“Recitatif” – Toni Morrison
O único conto publicado pela Nobel da Literatura de 1993 retrata o crescimento de duas meninas que se conheceram no orfanato de St. Bonny’s, depois de ambas terem sido retiradas às suas mães. Desde o início que sabemos que as meninas são diferentes, por uma ser branca e uma ser negra numa América onde isso implica uma série de considerações a nível identitário. No entanto, Morrison omite a informação sobre a cor de pele de cada uma das meninas. Em consequência, Recitatif é um puzzle, um labirinto de pistas contraditórias que faz do leitor o próprio alvo da experiência desta peça de literatura experimental.
À medida que crescem, Twyla e Roberta encontram-se esporadicamente em episódios que nos permitem tirar algumas ilações sobre a dinâmica de relacionamento entre pessoas de raças diferentes, nos Estados Unidos, por volta dos anos 50 do século passado: um encontro num hostel onde Twyla trabalha, no meio de um protesto contra a dessegregação nas escolas e num supermercado para as pessoas de classe alta.
No final de contas, Twyla e Roberta definem-se por aquilo que é comum ao ser humano: a busca pelo sentido de identidade, a permanência da memória e o desejo de libertação em relação a um passado traumatizante. Afinal, quem espancou a Maggie?
“Easy, I thought. Everything is so easy for them. They think they own the world.”
A forma como Toni Morrison consegue atingir tanto numa narrativa tão curta é genial.
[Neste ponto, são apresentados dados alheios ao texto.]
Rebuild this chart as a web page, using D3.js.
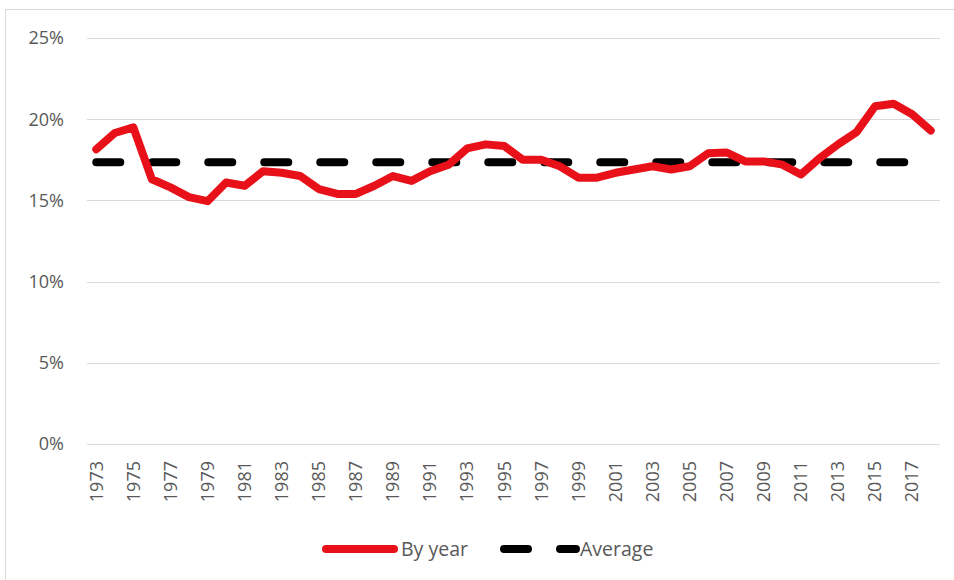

Ao remover da caracterização das personagens algo que, à época, seria extremamente importante para a sua definição enquanto indivíduos, Morrison deixa um espaço aberto que completa com apontamentos e situações que põem o leitor na berma da ambiguidade. Por essa razão, esta é uma experiência de leitura que leva o leitor a aprender mais sobre si próprio do que sobre as personagens cuja história de vida vai desvendando. Consoante a visão estereotipada do leitor da dualidade brancos/negros, a narrativa assume contornos consideravelmente diferentes. Assim, esta é uma história importantíssima para tomarmos consciência dos nossos próprios preconceitos raciais.
Para alcançar este efeito de ambiguidade, Morrison teve de adotar um registo de linguagem que não deixasse transparecer a herança linguística e cultural de nenhuma das personagens. Com efeito, o equilíbrio entre um registo de indivíduo americano branco e um de raízes afro-americanas é essencial para o funcionamento desta narrativa, e é alcançado na perfeição.
Esta edição de Recitatif (Knopf, 2022) é acompanhada por uma introdução de Zadie Smith que, tendo optado por lê-la depois de ler o texto principal, me apresentou o conto sob uma série de novas luzes. Aconselho vivamente os leitores a que se dediquem a leituras complementares a esta, nomeadamente artigos de análise da obra, já que põem em destaque aspetos que podem passar despercebidos e aprofundam o sentido de genialidade da bibliografia de Morrison.
Em suma, apesar de ainda não existir uma tradução portuguesa deste conto, penso que esta é uma leitura obrigatória para uma melhor compreensão do mundo que nos rodeia, do passado de que resultamos e daquilo que, inconscientemente, somos.